▶ What you should do: Copy exactly, please, the lines of the data from its start through the line containing "(19,0) -- (19,683);".

▶ Stored records:
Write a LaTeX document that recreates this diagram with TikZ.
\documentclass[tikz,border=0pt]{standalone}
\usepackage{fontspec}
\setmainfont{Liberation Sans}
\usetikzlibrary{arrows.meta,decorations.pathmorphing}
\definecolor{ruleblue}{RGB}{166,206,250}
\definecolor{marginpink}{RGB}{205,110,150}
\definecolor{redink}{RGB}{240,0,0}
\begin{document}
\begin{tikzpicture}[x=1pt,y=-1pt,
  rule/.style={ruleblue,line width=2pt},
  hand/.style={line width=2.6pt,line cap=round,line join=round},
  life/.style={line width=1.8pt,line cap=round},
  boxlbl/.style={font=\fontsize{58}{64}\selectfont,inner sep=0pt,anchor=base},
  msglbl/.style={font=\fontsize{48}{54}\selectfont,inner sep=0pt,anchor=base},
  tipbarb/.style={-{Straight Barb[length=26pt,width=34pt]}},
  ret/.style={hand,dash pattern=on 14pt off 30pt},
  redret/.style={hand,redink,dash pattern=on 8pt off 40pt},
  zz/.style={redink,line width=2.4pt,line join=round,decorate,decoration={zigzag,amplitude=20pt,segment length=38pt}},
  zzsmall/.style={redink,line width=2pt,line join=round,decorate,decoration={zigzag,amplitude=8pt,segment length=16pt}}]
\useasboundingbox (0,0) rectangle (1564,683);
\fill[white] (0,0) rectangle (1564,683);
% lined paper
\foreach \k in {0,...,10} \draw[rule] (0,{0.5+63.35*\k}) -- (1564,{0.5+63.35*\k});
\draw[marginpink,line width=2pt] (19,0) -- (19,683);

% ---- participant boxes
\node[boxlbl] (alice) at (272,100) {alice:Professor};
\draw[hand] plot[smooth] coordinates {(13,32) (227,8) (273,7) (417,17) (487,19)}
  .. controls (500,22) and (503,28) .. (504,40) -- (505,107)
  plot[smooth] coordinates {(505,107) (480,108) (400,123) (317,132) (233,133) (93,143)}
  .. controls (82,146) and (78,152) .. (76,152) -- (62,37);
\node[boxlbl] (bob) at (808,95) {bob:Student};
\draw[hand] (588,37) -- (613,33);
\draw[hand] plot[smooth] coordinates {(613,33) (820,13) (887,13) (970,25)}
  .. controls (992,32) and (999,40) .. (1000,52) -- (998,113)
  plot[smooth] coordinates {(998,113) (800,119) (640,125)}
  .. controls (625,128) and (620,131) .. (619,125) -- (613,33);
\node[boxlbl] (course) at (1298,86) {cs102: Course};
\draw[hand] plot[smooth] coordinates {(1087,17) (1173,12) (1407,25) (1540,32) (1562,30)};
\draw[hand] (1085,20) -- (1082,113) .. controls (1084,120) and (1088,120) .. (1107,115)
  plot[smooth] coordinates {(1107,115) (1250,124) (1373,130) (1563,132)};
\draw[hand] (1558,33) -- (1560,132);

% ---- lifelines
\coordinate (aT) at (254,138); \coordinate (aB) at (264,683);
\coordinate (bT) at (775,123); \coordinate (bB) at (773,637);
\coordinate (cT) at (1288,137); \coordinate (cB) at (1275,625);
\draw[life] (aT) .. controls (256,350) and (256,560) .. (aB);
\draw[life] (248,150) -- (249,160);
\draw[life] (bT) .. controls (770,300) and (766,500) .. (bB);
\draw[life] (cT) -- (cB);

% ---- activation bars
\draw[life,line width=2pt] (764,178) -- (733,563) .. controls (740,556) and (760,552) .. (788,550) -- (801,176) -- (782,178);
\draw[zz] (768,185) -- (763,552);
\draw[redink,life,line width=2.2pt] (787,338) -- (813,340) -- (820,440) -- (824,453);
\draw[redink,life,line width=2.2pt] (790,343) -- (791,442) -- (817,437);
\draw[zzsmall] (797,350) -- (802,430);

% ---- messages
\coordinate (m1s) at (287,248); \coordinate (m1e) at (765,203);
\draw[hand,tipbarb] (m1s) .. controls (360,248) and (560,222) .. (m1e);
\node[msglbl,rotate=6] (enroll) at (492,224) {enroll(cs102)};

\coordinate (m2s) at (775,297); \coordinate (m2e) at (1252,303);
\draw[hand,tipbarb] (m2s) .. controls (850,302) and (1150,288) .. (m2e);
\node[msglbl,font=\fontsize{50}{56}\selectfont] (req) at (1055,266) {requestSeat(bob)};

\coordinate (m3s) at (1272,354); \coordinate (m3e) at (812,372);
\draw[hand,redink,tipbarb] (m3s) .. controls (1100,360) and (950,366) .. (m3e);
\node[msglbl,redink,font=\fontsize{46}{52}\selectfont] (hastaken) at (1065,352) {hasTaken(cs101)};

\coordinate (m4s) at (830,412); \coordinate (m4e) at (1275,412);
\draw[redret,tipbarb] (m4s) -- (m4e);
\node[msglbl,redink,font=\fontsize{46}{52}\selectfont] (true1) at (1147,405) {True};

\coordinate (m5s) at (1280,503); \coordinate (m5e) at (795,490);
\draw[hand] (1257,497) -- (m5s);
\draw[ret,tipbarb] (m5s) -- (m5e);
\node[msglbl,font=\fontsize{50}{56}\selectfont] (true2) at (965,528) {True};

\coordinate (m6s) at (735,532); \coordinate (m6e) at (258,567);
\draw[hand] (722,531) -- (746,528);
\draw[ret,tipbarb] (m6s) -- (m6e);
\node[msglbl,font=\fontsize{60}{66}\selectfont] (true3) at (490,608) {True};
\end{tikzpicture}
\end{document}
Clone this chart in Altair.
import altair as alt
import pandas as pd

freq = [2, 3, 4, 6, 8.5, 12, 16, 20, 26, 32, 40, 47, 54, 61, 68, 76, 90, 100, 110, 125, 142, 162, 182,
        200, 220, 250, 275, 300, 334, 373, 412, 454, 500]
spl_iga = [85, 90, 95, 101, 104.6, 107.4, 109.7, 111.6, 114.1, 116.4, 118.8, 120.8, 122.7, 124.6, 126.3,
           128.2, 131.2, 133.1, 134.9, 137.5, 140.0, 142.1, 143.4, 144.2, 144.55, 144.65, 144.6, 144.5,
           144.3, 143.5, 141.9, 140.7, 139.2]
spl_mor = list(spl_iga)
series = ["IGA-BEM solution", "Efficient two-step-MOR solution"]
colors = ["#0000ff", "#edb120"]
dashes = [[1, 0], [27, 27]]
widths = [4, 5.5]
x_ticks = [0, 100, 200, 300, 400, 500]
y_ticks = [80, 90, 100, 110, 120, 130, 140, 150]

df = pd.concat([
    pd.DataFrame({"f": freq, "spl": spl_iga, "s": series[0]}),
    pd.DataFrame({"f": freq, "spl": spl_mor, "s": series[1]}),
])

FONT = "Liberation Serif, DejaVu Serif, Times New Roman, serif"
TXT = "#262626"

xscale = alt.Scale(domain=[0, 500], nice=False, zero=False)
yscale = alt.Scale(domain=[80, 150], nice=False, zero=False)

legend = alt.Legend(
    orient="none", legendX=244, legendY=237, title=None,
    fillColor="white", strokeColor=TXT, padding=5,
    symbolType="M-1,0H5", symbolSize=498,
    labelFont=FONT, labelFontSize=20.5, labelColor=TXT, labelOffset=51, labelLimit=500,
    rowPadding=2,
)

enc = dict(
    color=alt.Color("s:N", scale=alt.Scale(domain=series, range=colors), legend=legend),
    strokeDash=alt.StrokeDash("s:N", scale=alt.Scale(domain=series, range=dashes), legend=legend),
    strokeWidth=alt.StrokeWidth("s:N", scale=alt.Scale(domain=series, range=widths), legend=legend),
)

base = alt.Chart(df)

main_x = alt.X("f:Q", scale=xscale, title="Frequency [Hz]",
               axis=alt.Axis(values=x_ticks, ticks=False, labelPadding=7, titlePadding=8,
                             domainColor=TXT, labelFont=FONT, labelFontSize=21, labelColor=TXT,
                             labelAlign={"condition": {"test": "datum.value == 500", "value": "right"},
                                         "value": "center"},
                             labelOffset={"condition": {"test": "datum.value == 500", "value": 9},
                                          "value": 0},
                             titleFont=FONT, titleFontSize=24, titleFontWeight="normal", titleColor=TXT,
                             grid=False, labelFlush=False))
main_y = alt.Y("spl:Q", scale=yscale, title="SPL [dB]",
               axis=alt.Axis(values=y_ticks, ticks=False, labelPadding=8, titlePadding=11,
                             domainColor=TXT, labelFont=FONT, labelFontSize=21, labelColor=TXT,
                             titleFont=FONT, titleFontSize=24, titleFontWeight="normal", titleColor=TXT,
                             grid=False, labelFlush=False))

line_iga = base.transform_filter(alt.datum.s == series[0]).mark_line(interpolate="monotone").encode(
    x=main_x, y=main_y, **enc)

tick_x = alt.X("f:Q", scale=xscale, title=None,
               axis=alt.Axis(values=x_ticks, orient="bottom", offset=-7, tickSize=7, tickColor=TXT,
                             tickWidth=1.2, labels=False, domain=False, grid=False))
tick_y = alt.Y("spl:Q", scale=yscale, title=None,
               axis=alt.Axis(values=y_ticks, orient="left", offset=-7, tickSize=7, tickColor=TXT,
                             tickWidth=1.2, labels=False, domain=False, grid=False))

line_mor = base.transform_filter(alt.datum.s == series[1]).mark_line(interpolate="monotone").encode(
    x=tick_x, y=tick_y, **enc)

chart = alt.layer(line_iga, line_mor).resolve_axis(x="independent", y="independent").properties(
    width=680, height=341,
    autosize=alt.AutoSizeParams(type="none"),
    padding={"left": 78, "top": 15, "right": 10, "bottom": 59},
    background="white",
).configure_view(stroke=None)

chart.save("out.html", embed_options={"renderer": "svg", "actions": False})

▶ Task solution:
Write a LaTeX document that recreates this diagram with TikZ.
\documentclass[tikz,border=0pt]{standalone}
\usepackage{fontspec}
\setmainfont{Liberation Sans}
\usetikzlibrary{arrows.meta,decorations.pathmorphing}
\definecolor{ruleblue}{RGB}{166,206,250}
\definecolor{marginpink}{RGB}{205,110,150}
\definecolor{redink}{RGB}{240,0,0}
\begin{document}
\begin{tikzpicture}[x=1pt,y=-1pt,
  rule/.style={ruleblue,line width=2pt},
  hand/.style={line width=2.6pt,line cap=round,line join=round},
  life/.style={line width=1.8pt,line cap=round},
  boxlbl/.style={font=\fontsize{58}{64}\selectfont,inner sep=0pt,anchor=base},
  msglbl/.style={font=\fontsize{48}{54}\selectfont,inner sep=0pt,anchor=base},
  tipbarb/.style={-{Straight Barb[length=26pt,width=34pt]}},
  ret/.style={hand,dash pattern=on 14pt off 30pt},
  redret/.style={hand,redink,dash pattern=on 8pt off 40pt},
  zz/.style={redink,line width=2.4pt,line join=round,decorate,decoration={zigzag,amplitude=20pt,segment length=38pt}},
  zzsmall/.style={redink,line width=2pt,line join=round,decorate,decoration={zigzag,amplitude=8pt,segment length=16pt}}]
\useasboundingbox (0,0) rectangle (1564,683);
\fill[white] (0,0) rectangle (1564,683);
% lined paper
\foreach \k in {0,...,10} \draw[rule] (0,{0.5+63.35*\k}) -- (1564,{0.5+63.35*\k});
\draw[marginpink,line width=2pt] (19,0) -- (19,683);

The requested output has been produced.